++++ RECORD EXCERPTS
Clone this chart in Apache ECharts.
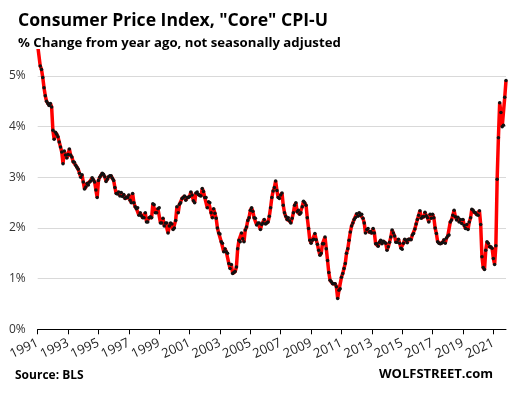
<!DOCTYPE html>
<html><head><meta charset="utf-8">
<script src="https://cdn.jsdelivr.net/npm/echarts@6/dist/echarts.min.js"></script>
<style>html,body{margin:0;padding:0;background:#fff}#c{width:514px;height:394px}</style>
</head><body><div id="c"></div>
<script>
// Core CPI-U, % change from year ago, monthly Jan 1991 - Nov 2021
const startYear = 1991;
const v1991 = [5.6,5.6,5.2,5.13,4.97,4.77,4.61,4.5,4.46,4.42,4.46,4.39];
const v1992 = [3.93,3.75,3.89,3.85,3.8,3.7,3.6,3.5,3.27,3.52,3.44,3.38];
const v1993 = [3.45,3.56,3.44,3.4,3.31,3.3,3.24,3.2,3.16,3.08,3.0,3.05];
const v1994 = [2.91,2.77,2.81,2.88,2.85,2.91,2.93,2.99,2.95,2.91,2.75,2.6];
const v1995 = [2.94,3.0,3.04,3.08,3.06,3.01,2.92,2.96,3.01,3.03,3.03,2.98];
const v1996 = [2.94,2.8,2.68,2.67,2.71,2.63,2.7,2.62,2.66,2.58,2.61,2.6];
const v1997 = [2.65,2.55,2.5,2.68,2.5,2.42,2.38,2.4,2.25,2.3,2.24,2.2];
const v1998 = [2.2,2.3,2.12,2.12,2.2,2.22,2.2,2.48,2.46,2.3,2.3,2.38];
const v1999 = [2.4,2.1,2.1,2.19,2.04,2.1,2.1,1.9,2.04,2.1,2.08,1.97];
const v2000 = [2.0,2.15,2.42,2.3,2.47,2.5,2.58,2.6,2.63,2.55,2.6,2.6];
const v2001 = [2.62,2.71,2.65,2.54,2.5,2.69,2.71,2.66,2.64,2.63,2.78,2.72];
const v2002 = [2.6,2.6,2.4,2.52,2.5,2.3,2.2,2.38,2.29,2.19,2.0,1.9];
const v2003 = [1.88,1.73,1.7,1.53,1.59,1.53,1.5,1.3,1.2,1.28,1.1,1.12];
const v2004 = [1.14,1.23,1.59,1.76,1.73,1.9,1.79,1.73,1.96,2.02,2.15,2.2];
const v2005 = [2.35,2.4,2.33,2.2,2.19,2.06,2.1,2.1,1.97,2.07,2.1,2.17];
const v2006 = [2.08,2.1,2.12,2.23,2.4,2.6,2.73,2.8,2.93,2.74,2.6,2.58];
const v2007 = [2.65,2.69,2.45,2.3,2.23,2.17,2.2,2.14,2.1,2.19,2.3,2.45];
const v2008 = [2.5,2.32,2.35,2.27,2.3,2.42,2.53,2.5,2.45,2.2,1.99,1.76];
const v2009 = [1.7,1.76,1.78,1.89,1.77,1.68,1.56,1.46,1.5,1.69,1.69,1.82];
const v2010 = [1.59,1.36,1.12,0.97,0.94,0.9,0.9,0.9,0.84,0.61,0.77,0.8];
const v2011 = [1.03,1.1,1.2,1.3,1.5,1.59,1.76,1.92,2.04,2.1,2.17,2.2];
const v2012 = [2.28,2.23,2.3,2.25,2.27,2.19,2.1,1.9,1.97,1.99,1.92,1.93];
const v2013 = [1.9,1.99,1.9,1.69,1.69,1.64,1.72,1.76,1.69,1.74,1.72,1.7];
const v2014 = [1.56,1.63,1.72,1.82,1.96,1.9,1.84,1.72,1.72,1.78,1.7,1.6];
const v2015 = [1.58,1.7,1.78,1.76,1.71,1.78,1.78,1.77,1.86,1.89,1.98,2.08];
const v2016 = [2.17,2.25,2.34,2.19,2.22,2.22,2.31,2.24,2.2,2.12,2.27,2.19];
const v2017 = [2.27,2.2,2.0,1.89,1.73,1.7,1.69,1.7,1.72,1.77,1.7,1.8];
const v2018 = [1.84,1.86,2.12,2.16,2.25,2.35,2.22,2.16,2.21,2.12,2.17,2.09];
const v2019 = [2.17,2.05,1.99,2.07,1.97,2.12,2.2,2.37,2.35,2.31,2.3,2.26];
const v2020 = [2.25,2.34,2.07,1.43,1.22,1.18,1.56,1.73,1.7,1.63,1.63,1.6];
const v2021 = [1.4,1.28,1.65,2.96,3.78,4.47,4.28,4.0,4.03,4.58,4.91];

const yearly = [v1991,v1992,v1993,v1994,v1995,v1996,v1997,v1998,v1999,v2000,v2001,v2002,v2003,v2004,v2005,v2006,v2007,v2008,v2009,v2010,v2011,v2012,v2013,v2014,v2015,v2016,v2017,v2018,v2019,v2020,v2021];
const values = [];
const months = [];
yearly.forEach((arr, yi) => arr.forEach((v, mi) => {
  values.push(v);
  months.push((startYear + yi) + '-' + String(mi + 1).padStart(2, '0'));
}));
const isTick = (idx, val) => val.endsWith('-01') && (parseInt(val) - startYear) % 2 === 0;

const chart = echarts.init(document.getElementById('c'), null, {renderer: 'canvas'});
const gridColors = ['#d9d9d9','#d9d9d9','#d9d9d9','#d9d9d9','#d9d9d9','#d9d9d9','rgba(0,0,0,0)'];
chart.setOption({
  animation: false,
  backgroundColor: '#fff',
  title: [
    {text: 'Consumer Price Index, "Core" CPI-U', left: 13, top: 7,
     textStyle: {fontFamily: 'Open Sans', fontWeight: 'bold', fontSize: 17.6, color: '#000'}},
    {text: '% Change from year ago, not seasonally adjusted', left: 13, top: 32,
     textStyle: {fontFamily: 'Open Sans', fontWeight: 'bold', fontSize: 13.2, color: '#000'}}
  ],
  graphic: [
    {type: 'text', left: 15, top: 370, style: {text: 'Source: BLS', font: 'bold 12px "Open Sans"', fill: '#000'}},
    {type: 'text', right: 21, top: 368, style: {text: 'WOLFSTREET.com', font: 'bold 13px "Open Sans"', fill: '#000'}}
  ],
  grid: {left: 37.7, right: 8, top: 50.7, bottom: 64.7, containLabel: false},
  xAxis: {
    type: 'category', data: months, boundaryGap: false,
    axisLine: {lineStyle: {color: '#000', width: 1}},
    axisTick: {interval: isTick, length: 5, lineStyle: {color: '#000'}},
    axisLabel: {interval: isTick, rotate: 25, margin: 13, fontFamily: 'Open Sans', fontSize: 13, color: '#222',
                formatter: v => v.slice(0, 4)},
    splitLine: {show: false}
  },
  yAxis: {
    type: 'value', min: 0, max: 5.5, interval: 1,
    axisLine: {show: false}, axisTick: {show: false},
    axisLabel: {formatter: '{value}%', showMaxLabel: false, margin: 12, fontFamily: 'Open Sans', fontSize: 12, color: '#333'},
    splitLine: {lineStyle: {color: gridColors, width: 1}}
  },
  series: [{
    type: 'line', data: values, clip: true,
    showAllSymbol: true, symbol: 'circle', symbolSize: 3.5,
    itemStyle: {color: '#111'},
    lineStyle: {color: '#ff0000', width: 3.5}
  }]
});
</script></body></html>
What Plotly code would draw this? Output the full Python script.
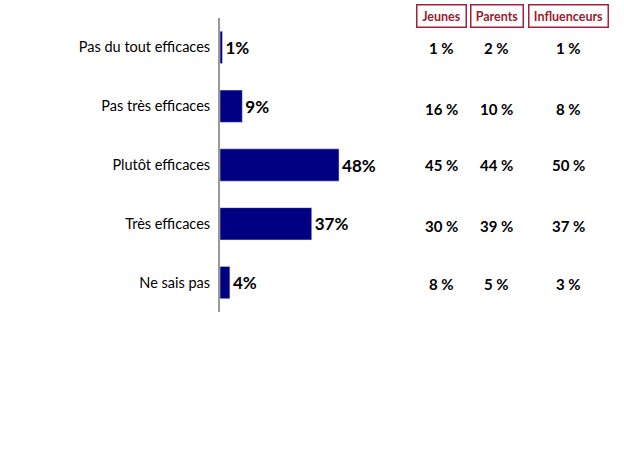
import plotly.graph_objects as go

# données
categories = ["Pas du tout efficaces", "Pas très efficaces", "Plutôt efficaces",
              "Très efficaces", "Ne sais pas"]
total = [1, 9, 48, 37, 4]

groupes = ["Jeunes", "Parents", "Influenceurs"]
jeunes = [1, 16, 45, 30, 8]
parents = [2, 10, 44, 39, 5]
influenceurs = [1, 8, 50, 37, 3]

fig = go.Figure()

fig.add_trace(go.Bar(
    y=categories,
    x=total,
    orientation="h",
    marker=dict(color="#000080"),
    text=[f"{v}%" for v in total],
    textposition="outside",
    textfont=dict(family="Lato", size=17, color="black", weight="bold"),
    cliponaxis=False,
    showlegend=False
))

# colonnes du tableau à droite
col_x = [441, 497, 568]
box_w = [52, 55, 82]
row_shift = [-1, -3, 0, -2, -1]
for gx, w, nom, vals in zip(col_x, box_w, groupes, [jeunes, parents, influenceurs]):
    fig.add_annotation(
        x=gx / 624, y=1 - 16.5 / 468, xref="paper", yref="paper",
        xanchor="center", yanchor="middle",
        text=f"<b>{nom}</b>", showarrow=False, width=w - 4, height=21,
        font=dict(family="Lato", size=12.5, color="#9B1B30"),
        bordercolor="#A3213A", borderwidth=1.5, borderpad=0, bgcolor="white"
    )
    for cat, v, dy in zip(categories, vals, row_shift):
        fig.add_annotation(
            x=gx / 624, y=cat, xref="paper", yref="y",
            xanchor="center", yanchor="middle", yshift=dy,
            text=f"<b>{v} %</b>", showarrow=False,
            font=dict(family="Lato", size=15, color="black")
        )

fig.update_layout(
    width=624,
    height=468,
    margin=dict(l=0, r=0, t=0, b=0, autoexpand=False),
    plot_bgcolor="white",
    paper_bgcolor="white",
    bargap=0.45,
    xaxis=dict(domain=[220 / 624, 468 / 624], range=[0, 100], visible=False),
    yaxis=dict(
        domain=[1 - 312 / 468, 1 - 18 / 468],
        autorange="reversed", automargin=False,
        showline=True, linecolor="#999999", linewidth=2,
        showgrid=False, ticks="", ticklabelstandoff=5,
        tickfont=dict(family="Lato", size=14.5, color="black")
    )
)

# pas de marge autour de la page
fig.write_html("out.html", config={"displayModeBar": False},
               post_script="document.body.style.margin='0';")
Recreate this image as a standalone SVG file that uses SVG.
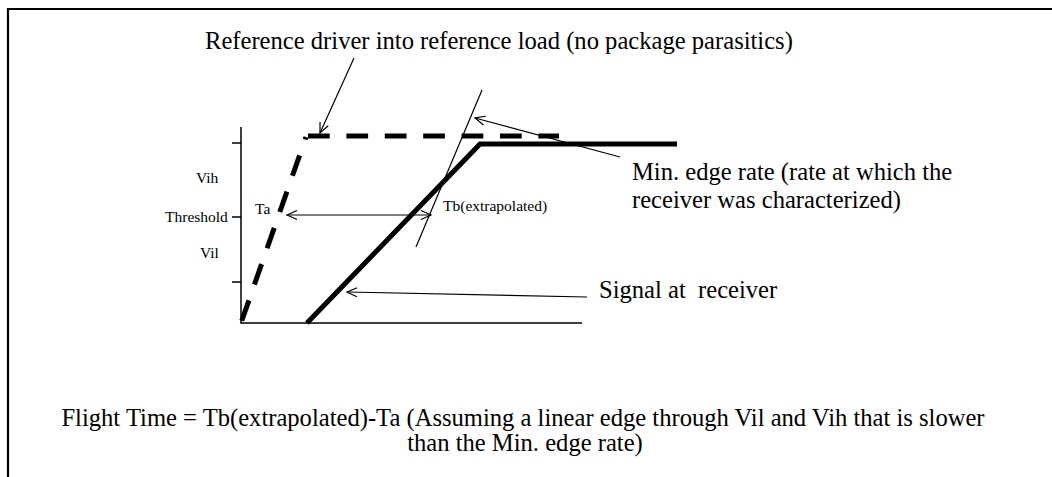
++++++++
| WORK TO DO |
From the records above, copy only the lines running from the line holding "What Plotly code" through the line holding "total = [1, 9, 48, 37, 4]", with no pictures.

| WORKED ANSWER |
What Plotly code would draw this? Output the full Python script.
import plotly.graph_objects as go

# données
categories = ["Pas du tout efficaces", "Pas très efficaces", "Plutôt efficaces",
              "Très efficaces", "Ne sais pas"]
total = [1, 9, 48, 37, 4]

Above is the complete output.